Reproduce every line of the listing as written, apart from the pictures.

○ ○ ○

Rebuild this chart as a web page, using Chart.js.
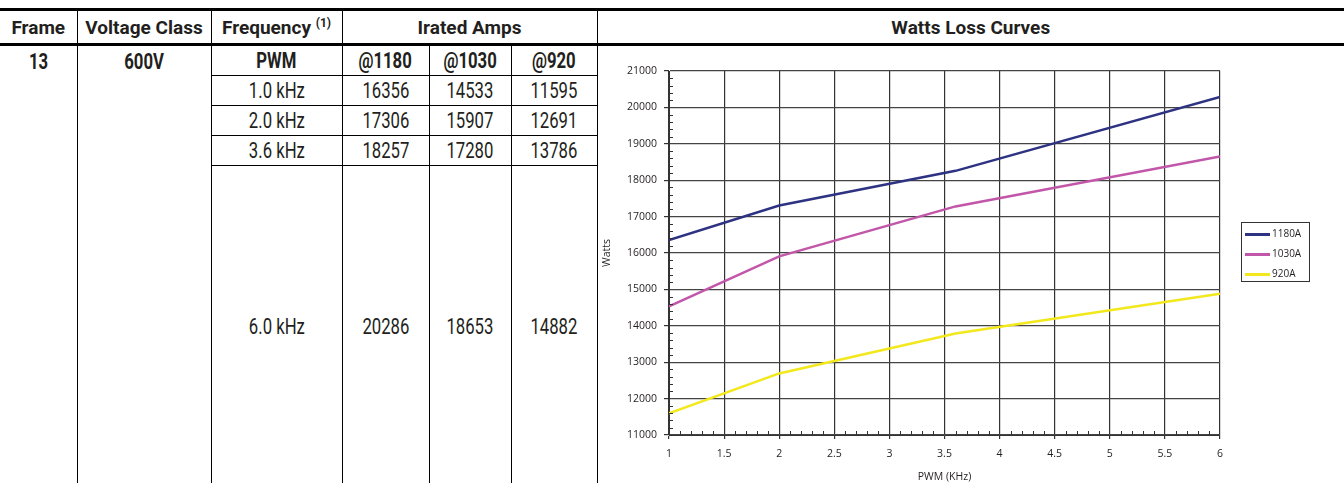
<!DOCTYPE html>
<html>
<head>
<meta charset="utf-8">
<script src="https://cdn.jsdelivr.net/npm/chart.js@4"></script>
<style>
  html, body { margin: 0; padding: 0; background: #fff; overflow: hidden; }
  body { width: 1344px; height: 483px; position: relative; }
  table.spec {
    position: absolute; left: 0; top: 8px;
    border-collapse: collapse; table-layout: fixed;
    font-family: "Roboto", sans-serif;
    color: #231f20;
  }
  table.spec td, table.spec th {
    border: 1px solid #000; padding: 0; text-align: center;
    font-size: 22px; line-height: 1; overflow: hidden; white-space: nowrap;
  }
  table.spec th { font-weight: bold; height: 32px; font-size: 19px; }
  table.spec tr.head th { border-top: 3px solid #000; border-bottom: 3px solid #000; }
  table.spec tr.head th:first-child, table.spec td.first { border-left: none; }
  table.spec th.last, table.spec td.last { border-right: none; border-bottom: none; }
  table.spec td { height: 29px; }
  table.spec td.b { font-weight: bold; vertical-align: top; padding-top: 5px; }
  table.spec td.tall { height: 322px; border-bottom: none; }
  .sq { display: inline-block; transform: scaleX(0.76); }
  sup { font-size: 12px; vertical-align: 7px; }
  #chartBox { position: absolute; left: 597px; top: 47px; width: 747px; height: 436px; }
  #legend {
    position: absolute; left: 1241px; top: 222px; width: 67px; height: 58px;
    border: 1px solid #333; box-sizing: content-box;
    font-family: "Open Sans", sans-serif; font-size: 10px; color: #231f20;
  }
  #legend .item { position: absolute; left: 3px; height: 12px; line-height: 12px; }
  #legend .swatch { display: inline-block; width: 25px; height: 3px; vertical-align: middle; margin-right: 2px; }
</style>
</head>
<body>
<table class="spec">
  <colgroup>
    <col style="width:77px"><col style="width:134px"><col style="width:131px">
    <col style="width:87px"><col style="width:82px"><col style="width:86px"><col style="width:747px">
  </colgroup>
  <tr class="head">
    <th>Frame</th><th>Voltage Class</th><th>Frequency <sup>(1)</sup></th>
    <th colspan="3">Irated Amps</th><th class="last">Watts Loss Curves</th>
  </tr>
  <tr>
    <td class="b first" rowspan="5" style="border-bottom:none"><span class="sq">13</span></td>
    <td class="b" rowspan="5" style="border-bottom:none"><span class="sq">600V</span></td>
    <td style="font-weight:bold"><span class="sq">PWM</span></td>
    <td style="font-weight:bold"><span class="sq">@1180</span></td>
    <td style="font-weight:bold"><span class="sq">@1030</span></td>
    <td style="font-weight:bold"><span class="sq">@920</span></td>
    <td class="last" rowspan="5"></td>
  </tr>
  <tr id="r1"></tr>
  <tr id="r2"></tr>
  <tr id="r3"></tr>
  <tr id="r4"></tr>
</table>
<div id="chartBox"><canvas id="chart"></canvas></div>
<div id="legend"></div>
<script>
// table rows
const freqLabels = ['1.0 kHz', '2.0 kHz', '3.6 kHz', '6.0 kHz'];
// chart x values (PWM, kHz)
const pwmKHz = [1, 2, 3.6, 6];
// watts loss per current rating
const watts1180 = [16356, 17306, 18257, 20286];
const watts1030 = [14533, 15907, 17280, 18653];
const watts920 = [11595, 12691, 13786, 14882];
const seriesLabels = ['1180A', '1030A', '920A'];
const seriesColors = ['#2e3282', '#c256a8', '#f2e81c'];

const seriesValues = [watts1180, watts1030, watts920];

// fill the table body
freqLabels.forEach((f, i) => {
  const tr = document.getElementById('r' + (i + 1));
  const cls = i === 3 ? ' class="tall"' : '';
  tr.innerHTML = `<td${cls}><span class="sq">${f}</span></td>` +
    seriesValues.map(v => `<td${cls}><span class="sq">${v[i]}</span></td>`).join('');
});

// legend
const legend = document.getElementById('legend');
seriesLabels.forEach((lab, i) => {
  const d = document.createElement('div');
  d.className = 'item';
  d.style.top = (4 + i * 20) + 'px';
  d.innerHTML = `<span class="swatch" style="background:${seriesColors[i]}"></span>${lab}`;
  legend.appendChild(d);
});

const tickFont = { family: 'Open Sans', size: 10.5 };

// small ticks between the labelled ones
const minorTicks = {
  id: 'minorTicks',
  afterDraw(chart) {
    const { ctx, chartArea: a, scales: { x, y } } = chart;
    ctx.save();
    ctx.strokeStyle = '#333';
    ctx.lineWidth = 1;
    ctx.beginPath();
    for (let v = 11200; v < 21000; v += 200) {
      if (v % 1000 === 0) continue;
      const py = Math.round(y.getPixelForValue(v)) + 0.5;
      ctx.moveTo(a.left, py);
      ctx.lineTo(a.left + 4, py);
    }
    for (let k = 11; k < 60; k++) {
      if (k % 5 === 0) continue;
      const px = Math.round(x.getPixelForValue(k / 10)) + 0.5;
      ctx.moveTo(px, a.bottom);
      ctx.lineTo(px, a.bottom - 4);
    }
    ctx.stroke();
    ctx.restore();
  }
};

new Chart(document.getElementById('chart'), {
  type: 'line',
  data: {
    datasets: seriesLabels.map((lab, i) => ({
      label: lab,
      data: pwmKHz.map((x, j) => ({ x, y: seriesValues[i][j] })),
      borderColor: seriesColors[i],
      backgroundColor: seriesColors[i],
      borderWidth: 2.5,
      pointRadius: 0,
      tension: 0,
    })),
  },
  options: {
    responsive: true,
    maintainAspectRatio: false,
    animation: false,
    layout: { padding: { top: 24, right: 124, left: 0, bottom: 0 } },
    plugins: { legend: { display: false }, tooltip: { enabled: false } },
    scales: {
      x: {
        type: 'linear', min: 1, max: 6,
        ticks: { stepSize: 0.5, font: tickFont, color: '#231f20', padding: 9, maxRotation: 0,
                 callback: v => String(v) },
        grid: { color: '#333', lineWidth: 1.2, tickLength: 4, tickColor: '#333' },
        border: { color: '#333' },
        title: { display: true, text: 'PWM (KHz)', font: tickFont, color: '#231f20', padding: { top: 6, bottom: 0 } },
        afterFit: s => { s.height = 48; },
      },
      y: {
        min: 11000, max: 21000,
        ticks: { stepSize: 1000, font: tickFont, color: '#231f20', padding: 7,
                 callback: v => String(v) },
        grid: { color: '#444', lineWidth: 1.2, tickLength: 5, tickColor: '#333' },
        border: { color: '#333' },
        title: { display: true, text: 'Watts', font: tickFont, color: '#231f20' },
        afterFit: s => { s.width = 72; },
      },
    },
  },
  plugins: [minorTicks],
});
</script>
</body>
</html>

○ ○ ○

=== WRITTEN REPLY ===
Rebuild this chart as a web page, using Chart.js.
<!DOCTYPE html>
<html>
<head>
<meta charset="utf-8">
<script src="https://cdn.jsdelivr.net/npm/chart.js@4"></script>
<style>
  html, body { margin: 0; padding: 0; background: #fff; overflow: hidden; }
  body { width: 1344px; height: 483px; position: relative; }
  table.spec {
    position: absolute; left: 0; top: 8px;
    border-collapse: collapse; table-layout: fixed;
    font-family: "Roboto", sans-serif;
    color: #231f20;
  }
  table.spec td, table.spec th {
    border: 1px solid #000; padding: 0; text-align: center;
    font-size: 22px; line-height: 1; overflow: hidden; white-space: nowrap;
  }
  table.spec th { font-weight: bold; height: 32px; font-size: 19px; }
  table.spec tr.head th { border-top: 3px solid #000; border-bottom: 3px solid #000; }
  table.spec tr.head th:first-child, table.spec td.first { border-left: none; }
  table.spec th.last, table.spec td.last { border-right: none; border-bottom: none; }
  table.spec td { height: 29px; }
  table.spec td.b { font-weight: bold; vertical-align: top; padding-top: 5px; }
  table.spec td.tall { height: 322px; border-bottom: none; }
  .sq { display: inline-block; transform: scaleX(0.76); }
  sup { font-size: 12px; vertical-align: 7px; }
  #chartBox { position: absolute; left: 597px; top: 47px; width: 747px; height: 436px; }
  #legend {
    position: absolute; left: 1241px; top: 222px; width: 67px; height: 58px;
    border: 1px solid #333; box-sizing: content-box;
    font-family: "Open Sans", sans-serif; font-size: 10px; color: #231f20;
  }
  #legend .item { position: absolute; left: 3px; height: 12px; line-height: 12px; }
  #legend .swatch { display: inline-block; width: 25px; height: 3px; vertical-align: middle; margin-right: 2px; }
</style>
</head>
<body>
<table class="spec">
  <colgroup>
    <col style="width:77px"><col style="width:134px"><col style="width:131px">
    <col style="width:87px"><col style="width:82px"><col style="width:86px"><col style="width:747px">
  </colgroup>
  <tr class="head">
    <th>Frame</th><th>Voltage Class</th><th>Frequency <sup>(1)</sup></th>
    <th colspan="3">Irated Amps</th><th class="last">Watts Loss Curves</th>
  </tr>
  <tr>
    <td class="b first" rowspan="5" style="border-bottom:none"><span class="sq">13</span></td>
    <td class="b" rowspan="5" style="border-bottom:none"><span class="sq">600V</span></td>
    <td style="font-weight:bold"><span class="sq">PWM</span></td>
    <td style="font-weight:bold"><span class="sq">@1180</span></td>
    <td style="font-weight:bold"><span class="sq">@1030</span></td>
    <td style="font-weight:bold"><span class="sq">@920</span></td>
    <td class="last" rowspan="5"></td>
  </tr>
  <tr id="r1"></tr>
  <tr id="r2"></tr>
  <tr id="r3"></tr>
  <tr id="r4"></tr>
</table>
<div id="chartBox"><canvas id="chart"></canvas></div>
<div id="legend"></div>
<script>
// table rows
const freqLabels = ['1.0 kHz', '2.0 kHz', '3.6 kHz', '6.0 kHz'];
// chart x values (PWM, kHz)
const pwmKHz = [1, 2, 3.6, 6];
// watts loss per current rating
const watts1180 = [16356, 17306, 18257, 20286];
const watts1030 = [14533, 15907, 17280, 18653];
const watts920 = [11595, 12691, 13786, 14882];
const seriesLabels = ['1180A', '1030A', '920A'];
const seriesColors = ['#2e3282', '#c256a8', '#f2e81c'];

const seriesValues = [watts1180, watts1030, watts920];

// fill the table body
freqLabels.forEach((f, i) => {
  const tr = document.getElementById('r' + (i + 1));
  const cls = i === 3 ? ' class="tall"' : '';
  tr.innerHTML = `<td${cls}><span class="sq">${f}</span></td>` +
    seriesValues.map(v => `<td${cls}><span class="sq">${v[i]}</span></td>`).join('');
});

// legend
const legend = document.getElementById('legend');
seriesLabels.forEach((lab, i) => {
  const d = document.createElement('div');
  d.className = 'item';
  d.style.top = (4 + i * 20) + 'px';
  d.innerHTML = `<span class="swatch" style="background:${seriesColors[i]}"></span>${lab}`;
  legend.appendChild(d);
});

const tickFont = { family: 'Open Sans', size: 10.5 };

// small ticks between the labelled ones
const minorTicks = {
  id: 'minorTicks',
  afterDraw(chart) {
    const { ctx, chartArea: a, scales: { x, y } } = chart;
    ctx.save();
    ctx.strokeStyle = '#333';
    ctx.lineWidth = 1;
    ctx.beginPath();
    for (let v = 11200; v < 21000; v += 200) {
      if (v % 1000 === 0) continue;
      const py = Math.round(y.getPixelForValue(v)) + 0.5;
      ctx.moveTo(a.left, py);
      ctx.lineTo(a.left + 4, py);
    }
    for (let k = 11; k < 60; k++) {
      if (k % 5 === 0) continue;
      const px = Math.round(x.getPixelForValue(k / 10)) + 0.5;
      ctx.moveTo(px, a.bottom);
      ctx.lineTo(px, a.bottom - 4);
    }
    ctx.stroke();
    ctx.restore();
  }
};

new Chart(document.getElementById('chart'), {
  type: 'line',
  data: {
    datasets: seriesLabels.map((lab, i) => ({
      label: lab,
      data: pwmKHz.map((x, j) => ({ x, y: seriesValues[i][j] })),
      borderColor: seriesColors[i],
      backgroundColor: seriesColors[i],
      borderWidth: 2.5,
      pointRadius: 0,
      tension: 0,
    })),
  },
  options: {
    responsive: true,
    maintainAspectRatio: false,
    animation: false,
    layout: { padding: { top: 24, right: 124, left: 0, bottom: 0 } },
    plugins: { legend: { display: false }, tooltip: { enabled: false } },
    scales: {
      x: {
        type: 'linear', min: 1, max: 6,
        ticks: { stepSize: 0.5, font: tickFont, color: '#231f20', padding: 9, maxRotation: 0,
                 callback: v => String(v) },
        grid: { color: '#333', lineWidth: 1.2, tickLength: 4, tickColor: '#333' },
        border: { color: '#333' },
        title: { display: true, text: 'PWM (KHz)', font: tickFont, color: '#231f20', padding: { top: 6, bottom: 0 } },
        afterFit: s => { s.height = 48; },
      },
      y: {
        min: 11000, max: 21000,
        ticks: { stepSize: 1000, font: tickFont, color: '#231f20', padding: 7,
                 callback: v => String(v) },
        grid: { color: '#444', lineWidth: 1.2, tickLength: 5, tickColor: '#333' },
        border: { color: '#333' },
        title: { display: true, text: 'Watts', font: tickFont, color: '#231f20' },
        afterFit: s => { s.width = 72; },
      },
    },
  },
  plugins: [minorTicks],
});
</script>
</body>
</html>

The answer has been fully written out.